Just my 2 cents, but hiding or not hiding stuff should be up to the user, surely? That gives them the power to set up their machine in a way they feel comfortable with. Of course there may be situations in which an admin does not want them to see hidden files, but in the main it's a personal thing and not really a question of "dumbing down".

I'm not sure this should be a distro specific thing. The trouble with that is that different distros may well come up with different approaches. A really clear, easy to find control panel set into Gnome or KDE (rather than in a specific program, like Nautilus) would be easier to handle for many folks. It could hang off a master config file in /etc, for example, so addressable by an admin with vim, with user-set tweaks in their home directories.

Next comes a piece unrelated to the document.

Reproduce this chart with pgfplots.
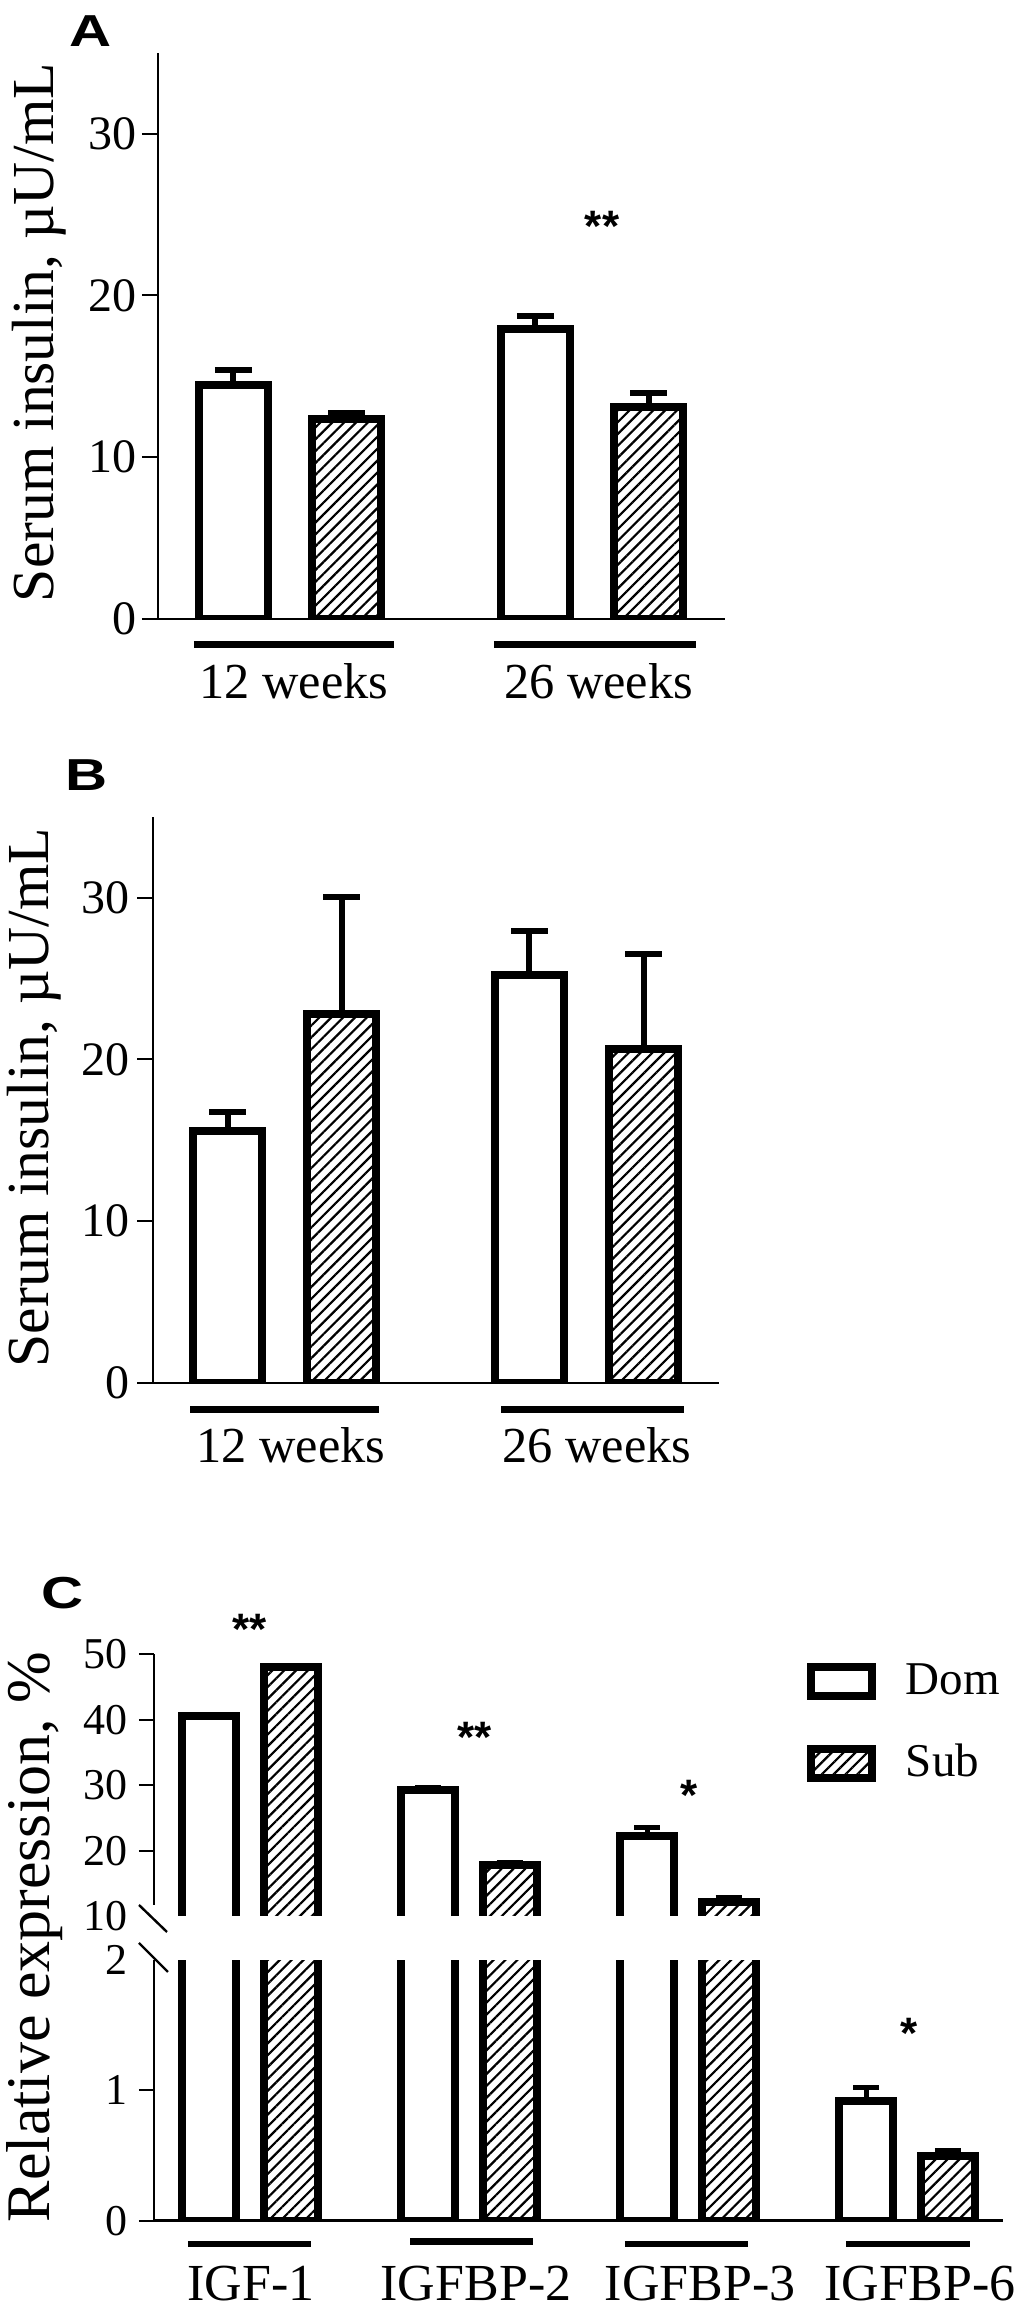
\documentclass[border=0pt]{standalone}
\usepackage{fontspec}
\setmainfont{Liberation Serif}
\newfontfamily\lsans{Liberation Sans}
\usepackage{pgfplots}
\pgfplotsset{compat=1.18}
\usetikzlibrary{patterns.meta}
\pgfplotsset{
  /pgf/number format/assume math mode=true,
  panel/.style={
    scale only axis, clip mode=individual,
    axis x line*=bottom, axis y line*=left,
    axis line style={line width=0.6pt, black},
    tick align=outside, major tick length=4pt,
    ytick style={line width=0.5pt, black},
    xtick style={draw=none},
    yticklabel style={inner sep=0pt},
  },
  errA/.style={error bars/.cd, y dir=plus, y explicit,
    error bar style={line width=1.5pt, black},
    error mark options={rotate=90, mark size=4.6pt, line width=1.5pt, black}},
  errC/.style={error bars/.cd, y dir=plus, y explicit,
    error bar style={line width=1.2pt, black},
    error mark options={rotate=90, mark size=3.25pt, line width=1.2pt, black}},
  hatch/.style={pattern={Lines[angle=45,distance=2.1pt,line width=0.55pt]}},
  legbox/.style={legend image code/.code={\draw[##1] (0pt,-3.6pt) rectangle (15.25pt,3.6pt); \path[draw=none,fill=none] (15.25pt,0pt) -- (23.75pt,0pt);}},
}
\tikzset{sig/.style={font=\lsans\bfseries\fontsize{11}{12}\selectfont, anchor=base, inner sep=0pt},
  plab/.style={font=\lsans\bfseries\fontsize{11.2}{12}\selectfont, anchor=base west, inner sep=0pt, xscale=1.3, transform shape}}
\begin{document}
\begin{tikzpicture}
\path[use as bounding box] (0,0) rectangle (255pt,577.75pt);
% ---------------- Panel A
\begin{axis}[panel, at={(39.5pt,423pt)}, anchor=south west,
  width=141.75pt, height=141.575pt,
  xmin=-0.437, xmax=1.440, ymin=0, ymax=35,
  ytick={0,10,20,30}, yticklabels={0,10,20,30},
  yticklabel style={font=\fontsize{12}{13}\selectfont, xshift=-1.25pt},
  xtick={0.013,1.0215}, xticklabels={12 weeks,26 weeks},
  xticklabel style={font=\fontsize{12.6}{13}\selectfont, yshift=-3.5pt},
  ylabel={Serum insulin, µU/mL},
  ylabel style={at={(axis description cs:-0.185,0.506)}, anchor=base, font=\fontsize{14.9}{16}\selectfont},
]
\addplot[ybar, bar width=17.25pt, bar shift=0pt, draw=black, fill=white, line width=2pt, errA]
  coordinates {(-0.1877,14.47) +- (0,0.94) (0.8123,17.92) +- (0,0.81)};
\addplot[ybar, bar width=17.25pt, bar shift=0pt, draw=black, hatch, line width=2pt, errA]
  coordinates {(0.1877,12.33) +- (0,0.40) (1.1877,13.10) +- (0,0.84)};
\draw[line width=1.75pt] (axis cs:-0.318,-1.607) -- (axis cs:0.344,-1.607);
\draw[line width=1.75pt] (axis cs:0.675,-1.607) -- (axis cs:1.344,-1.607);
\node[sig] at (axis cs:1.033,23.3) {**};
\end{axis}
% ---------------- Panel B
\begin{axis}[panel, at={(38.25pt,232pt)}, anchor=south west,
  width=141.5pt, height=141.575pt,
  xmin=-0.4366, xmax=1.439, ymin=0, ymax=35,
  ytick={0,10,20,30}, yticklabels={0,10,20,30},
  yticklabel style={font=\fontsize{12}{13}\selectfont, xshift=-1.75pt},
  xtick={0.021,1.035}, xticklabels={12 weeks,26 weeks},
  xticklabel style={font=\fontsize{12.6}{13}\selectfont, yshift=-3.5pt},
  ylabel={Serum insulin, µU/mL},
  ylabel style={at={(axis description cs:-0.185,0.504)}, anchor=base, font=\fontsize{14.9}{16}\selectfont},
]
\addplot[ybar, bar width=17.25pt, bar shift=0pt, draw=black, fill=white, line width=2pt, errA]
  coordinates {(-0.189,15.59) +- (0,1.17) (0.811,25.21) +- (0,2.71)};
\addplot[ybar, bar width=17.25pt, bar shift=0pt, draw=black, hatch, line width=2pt, errA]
  coordinates {(0.189,22.78) +- (0,7.26) (1.189,20.67) +- (0,5.83)};
\draw[line width=1.75pt] (axis cs:-0.314,-1.669) -- (axis cs:0.312,-1.669);
\draw[line width=1.75pt] (axis cs:0.717,-1.669) -- (axis cs:1.324,-1.669);
\end{axis}
% ---------------- Panel C upper
\begin{axis}[panel, at={(38.5pt,97.01pt)}, anchor=south west,
  width=212.25pt, height=67.24pt,
  axis x line=none, axis y line*=left,
  y axis line style={shorten <=4.49pt},
  major tick length=3.75pt,
  xmin=-0.438, xmax=3.438, ymin=9, ymax=50,
  ytick={20,30,40,50}, yticklabels={20,30,40,50},
  extra y ticks={10}, extra y tick labels={10},
  extra y tick style={major tick style={draw=none}},
  yticklabel style={font=\fontsize{11}{12}\selectfont, xshift=-2.75pt},
  legend style={at={(axis description cs:0.7691,0.9665)}, anchor=north west, draw=none, fill=none,
    inner sep=0pt, outer sep=0pt, row sep=11.25pt, font=\fontsize{11.75}{12}\selectfont,
    nodes={inner sep=0pt, text depth=0pt, text height=0.66em}},
  legend cell align=left,
]
\addplot[ybar, bar width=13.5pt, bar shift=0pt, draw=black, fill=white, line width=2pt, legbox, errC]
  coordinates {(-0.1858,40.6) +- (0,0.15) (0.8142,29.2) +- (0,0.5) (1.8142,22.2) +- (0,1.4) (2.8142,0.92) +- (0,0.10)};
\addlegendentry{Dom}
\addplot[ybar, bar width=13.5pt, bar shift=0pt, draw=black, hatch, line width=2pt, legbox, errC]
  coordinates {(0.1858,48.0) +- (0,0.15) (1.1858,17.9) +- (0,0.35) (2.1858,12.15) +- (0,0.8) (3.1858,0.50) +- (0,0.04)};
\addlegendentry{Sub}
\node[sig] at (axis cs:0,51.45) {**};
\node[sig] at (axis cs:1.027,34.99) {**};
\node[sig] at (axis cs:2.005,26.15) {*};
\end{axis}
% ---------------- Panel C lower
\begin{axis}[panel, at={(38.5pt,22.575pt)}, anchor=south west,
  width=212.25pt, height=65.175pt,
  major tick length=3.75pt,
  xmin=-0.438, xmax=3.438, ymin=0, ymax=2,
  ytick={0,1}, yticklabels={0,1},
  extra y ticks={2}, extra y tick labels={2},
  extra y tick style={major tick style={draw=none}},
  yticklabel style={font=\fontsize{11}{12}\selectfont, xshift=-2.75pt},
  xtick={0.005,1.032,2.055,3.059}, xticklabels={IGF-1,IGFBP-2,IGFBP-3,IGFBP-6},
  xticklabel style={font=\fontsize{13}{14}\selectfont, yshift=-4pt},
  ylabel={Relative expression, \%},
  ylabel style={at={(axis description cs:-0.1225,1.088)}, anchor=base, font=\fontsize{15.5}{17}\selectfont},
]
\addplot[ybar, bar width=13.5pt, bar shift=0pt, draw=black, fill=white, line width=2pt, errC]
  coordinates {(-0.1858,40.6) +- (0,0.15) (0.8142,29.2) +- (0,0.5) (1.8142,22.2) +- (0,1.4) (2.8142,0.92) +- (0,0.10)};
\addplot[ybar, bar width=13.5pt, bar shift=0pt, draw=black, hatch, line width=2pt, errC]
  coordinates {(0.1858,48.0) +- (0,0.15) (1.1858,17.9) +- (0,0.35) (2.1858,12.15) +- (0,0.8) (3.1858,0.50) +- (0,0.04)};
\draw[line width=1.6pt] (axis cs:-0.283,-0.179) -- (axis cs:0.279,-0.179);
\draw[line width=1.6pt] (axis cs:0.731,-0.161) -- (axis cs:1.292,-0.161);
\draw[line width=1.6pt] (axis cs:1.712,-0.179) -- (axis cs:2.274,-0.179);
\draw[line width=1.6pt] (axis cs:2.721,-0.179) -- (axis cs:3.288,-0.179);
\node[sig] at (axis cs:3.01,1.32) {*};
\end{axis}
% axis break: gap and marks
\fill[white] (37pt,87.75pt) rectangle (253pt,98.75pt);
\draw[line width=0.6pt] (34.75pt,101.5pt) -- (41.75pt,94.75pt);
\draw[line width=0.6pt] (34.75pt,92pt) -- (42pt,84.75pt);
% panel letters
\node[plab] at (17pt,566pt) {A};
\node[plab] at (16pt,380pt) {B};
\node[plab] at (10pt,175.5pt) {C};
\end{tikzpicture}
\end{document}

Reply Parent Bookmark Score: 1

unoengborg Member since:
2005-07-06


I'm not sure this should be a distro specific thing. The trouble with that is that different distros may well come up with different approaches.


There allready is a standard way to hide files in Gnome that works on all distros. You create a file called .hidden containing the names of the item you want to hide. So if you create a .hidden file in / containing:

etc
dev

these two directories will be treated as dotfiles in Nautilus.

The problem with the current state of things in Gnome is that the files are not hidden in the file dialogs.


The best way to configure it would probably be to add a checkbox "hidden" to the file property dialog. To hide a file you would then just right click on a file and chose properties and check "hidden" and the file would be unvisible. To make it unvisible just do "Show hidden files and then right click on the file and uncheck the hidden property.

What I meant should be distro specific was what files that should be listed in /.hidden. It would of course be nice if KDE recognized .hidden files as well. That way both Gnome, KDE, and MacOS-X would handle this in the same way.

Reply Parent Bookmark Score: 1

klynch Member since:
2005-07-06

But why should I have to add a file to the root folder to hide stuff? I should never have to do this.